(1.) The petitioner is an upper division clerk in the National Dairy Research Institute in the Southern Station at Bangalore. On 15 May, 1963, he was offered the higher post of an accountant in the National Dairy Research Institute in Karnal in the State of Punjab. The petitioner declined that offer and when, on 31 January, 1964, he was offered a promotion to the post of a head clerk in the Eastern Regional Station in Calcutta, he again declined it. So, on 27 February, 1964, the concerned Director made an order that the offers of promotion to which the consent of the petitioner was erroneously sought, should be treated as withdrawn and that the petitioner's case should not be considered for promotion to any higher post for a period of two years from 16 May, 1963.
(2.) In this writ petition, the petitioner asks us to quash the order made in that way. He also asks us to issue a mandamus for the appointment of the petitioner as a head clerk with retrospective effect from 14 May, 1957, when respondent 2 was appointed as a head clerk, or, in any event, as an accountant from 3 September, 1960, when respondent 3 was appointed as such, or, in the alternative, as a head clerk from 13 October, 1962, when respondent 3 was appointed as a head clerk, and again in the alternative as a head clerk from either 1 September, 1962, when respondent 5 was appointed or from 21 September, 1962, when respondent 4 was appointed to that post. He again asks us to quash the appointment of respondent 5 as head clerk on the ground that that appointment is not sanctioned by the cadre and recruitment rules. It is abundantly clear that the petitioner was not right in refusing to accept the promotional post which was offered to him on 15 May, 1963 and on 31 January, 1964. It has been mentioned to us that the petitioner stated then that he could not also accept the promotional posts in distant places like the Punjab State and the West Bengal State so soon after he was transferred to Bangalore.

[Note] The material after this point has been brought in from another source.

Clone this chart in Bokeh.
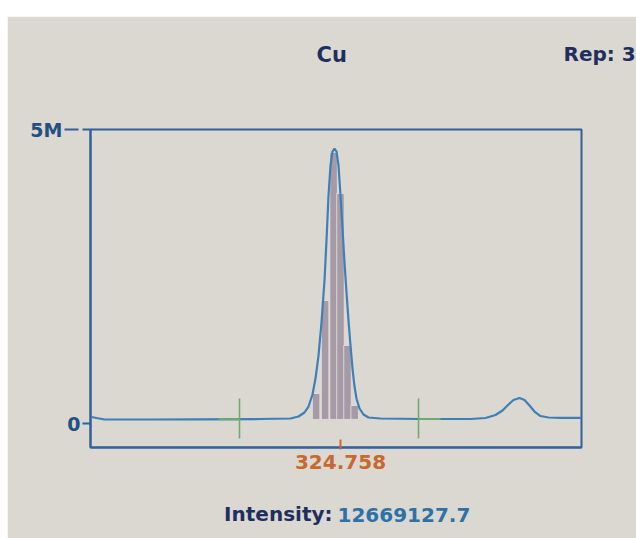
from bokeh.plotting import figure
from bokeh.models import Range1d, LinearAxis, FixedTicker, BasicTickFormatter, Title
from bokeh.embed import file_html
from bokeh.resources import INLINE

# ---- data (wavelength in nm, intensity in counts) ----
wavelength = [324.7082, 324.7092, 324.7108, 324.7200, 324.7300, 324.7420, 324.7480,
              324.7496, 324.7508, 324.7516, 324.7524, 324.7530, 324.7536, 324.7542,
              324.7548, 324.7552, 324.7556, 324.7560, 324.7564, 324.7568, 324.7572,
              324.7576, 324.7580, 324.7584, 324.7588, 324.7592, 324.7596, 324.7600,
              324.7604, 324.7608, 324.7612, 324.7618, 324.7626, 324.7636, 324.7660,
              324.7740, 324.7840, 324.7870, 324.7890, 324.7904, 324.7916, 324.7926,
              324.7938, 324.7948, 324.7958, 324.7968, 324.7980, 324.7996, 324.8020,
              324.8062]
intensity = [110500, 93500, 68000, 68000, 71400, 76500, 85000,
             119000, 187000, 289000, 493000, 765000, 1156000, 1718000,
             2432000, 3112000, 3878000, 4388000, 4626000, 4677000, 4626000,
             4388000, 3878000, 3316000, 2738000, 2228000, 1752000, 1327000,
             935000, 629000, 425000, 255000, 153000, 102000, 85000,
             76500, 76500, 93500, 144600, 221000, 323000, 400000,
             434000, 400000, 306000, 204000, 127600, 102000, 97000,
             97000]

bar_wavelength = [324.75312, 324.75492, 324.75662, 324.75800, 324.75940, 324.76084]
bar_intensity = [510000, 2092000, 4609000, 3912000, 1327000, 306000]
bar_base = 70000
bar_width_nm = 0.00150

marker_wavelength = [324.7378, 324.7736]
marker_low = [-255000, -255000]
marker_high = [425000, 425000]

bg_start = [324.7336, 324.7736]
bg_end = [324.7378, 324.7780]
bg_level = [72000, 76500]

x_ticks = [324.758]
y_ticks = [0, 5000000]

element = "Cu"
rep_text = "Rep: 3"
intensity_label = "Intensity:"
intensity_value = "12669127.7"

# ---- styling ----
BG = "#dbd7d1"
FRAME = "#30619a"
CURVE = "#3d7fb8"
BAR = "#a59aa5"
GREEN = "#6dab70"
ORANGE = "#c8682f"
NAVY = "#1e2f5e"
TICKBLUE = "#234f82"
VALBLUE = "#2c72a8"
FONT = "DejaVu Sans"

p = figure(width=629, height=522, title=None,
           x_range=Range1d(324.708, 324.8062), y_range=Range1d(-408000, 5000000),
           output_backend="svg", toolbar_location=None,
           min_border_left=83, min_border_right=55, min_border_top=113, min_border_bottom=91,
           margin=(16, 0, 0, 7))
p.background_fill_color = BG
p.border_fill_color = BG
p.xgrid.visible = False
p.ygrid.visible = False
p.outline_line_color = FRAME
p.outline_line_width = 2

# x axis
xa = p.xaxis[0]
xa.ticker = FixedTicker(ticks=x_ticks)
xa.formatter = BasicTickFormatter(precision=3, use_scientific=False)
xa.minor_tick_line_color = None
xa.axis_line_color = FRAME
xa.axis_line_width = 2
xa.major_tick_line_color = ORANGE
xa.major_tick_line_width = 2
xa.major_tick_in = 8
xa.major_tick_out = 2
xa.major_label_standoff = 5
xa.major_label_text_color = ORANGE
xa.major_label_text_font = FONT
xa.major_label_text_font_style = "bold"
xa.major_label_text_font_size = "20px"

# y axis (inner, carries "0")
ya = p.yaxis[0]
ya.ticker = FixedTicker(ticks=y_ticks)
ya.major_label_overrides = {0: "0", 5000000: ""}
ya.minor_tick_line_color = None
ya.axis_line_color = FRAME
ya.axis_line_width = 2
ya.major_tick_line_color = FRAME
ya.major_tick_line_width = 2
ya.major_tick_in = 0
ya.major_tick_out = 8
ya.major_label_standoff = 2
ya.major_label_text_color = TICKBLUE
ya.major_label_text_font = FONT
ya.major_label_text_font_style = "bold"
ya.major_label_text_font_size = "19px"

# outer y axis carrying "5M"
yb = LinearAxis(ticker=FixedTicker(ticks=[y_ticks[1]]),
                major_label_overrides={5000000: "5M"})
yb.axis_line_color = None
yb.minor_tick_line_color = None
yb.major_tick_line_color = FRAME
yb.major_tick_line_width = 2
yb.major_tick_in = 14
yb.major_tick_out = 0
yb.major_label_standoff = 2
yb.major_label_text_color = TICKBLUE
yb.major_label_text_font = FONT
yb.major_label_text_font_style = "bold"
yb.major_label_text_font_size = "19px"
p.add_layout(yb, "left")

# marks
p.vbar(x=bar_wavelength, top=bar_intensity, bottom=bar_base, width=bar_width_nm,
       fill_color=BAR, line_color="#e6e2de", line_width=0.8)
p.line(wavelength, intensity, line_color=CURVE, line_width=2.2)
p.segment(x0=bg_start, y0=bg_level, x1=bg_end, y1=bg_level, line_color=GREEN, line_width=2)
p.segment(x0=marker_wavelength, y0=marker_low, x1=marker_wavelength, y1=marker_high,
          line_color=GREEN, line_width=1.6)

# ---- texts as titles in the side panels ----
EM = 1.164  # DejaVu Sans ascent+descent per em
SPACER_TICK = 324.72  # a place above/below the frame where nothing else is drawn

def spacer(px, side):
    # an unlabelled axis whose almost transparent tick only takes up room in a side panel
    ax = LinearAxis(ticker=FixedTicker(ticks=[SPACER_TICK]), axis_line_color=None,
                    major_tick_line_color=BG, major_tick_line_alpha=0.02,
                    major_tick_line_width=1, minor_tick_line_color=None,
                    major_tick_in=0, major_tick_out=px, major_label_standoff=0,
                    major_label_overrides={SPACER_TICK: ""},
                    major_label_text_font_size="0px")
    p.add_layout(ax, side)

def ttl(text, color, size, align, offset, standoff, side):
    t = Title(text=text, text_color=color, text_font=FONT, text_font_style="bold",
              text_font_size=f"{size}px", align=align, offset=offset, standoff=standoff,
              vertical_align="top")
    p.add_layout(t, side)

def zero(size):
    return -(2 + EM * size)

spacer(73, "above")
ttl(element, NAVY, 21, "left", 226, zero(21), "above")
ttl(rep_text, NAVY, 20, "left", 473, zero(20) + 2, "above")

spacer(43, "below")
ttl(intensity_label, NAVY, 20, "right", 249, zero(20), "below")
ttl(intensity_value, VALBLUE, 20, "left", 247, zero(20) + 10, "below")

open("out.html", "w").write(file_html(p, INLINE))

(3.) That those places were distant places or that the petitioner had been just then transferred to Bangalore, was no ground for his refusal of the promotional post or for insistence on his being offered a higher post in any particular area. But the refusal of promotion, if he was allowed the option to refuse it, cannot justify proscription for future promotion, however short its period, since in that situation the element of insubordination or disobedience is excluded by the option.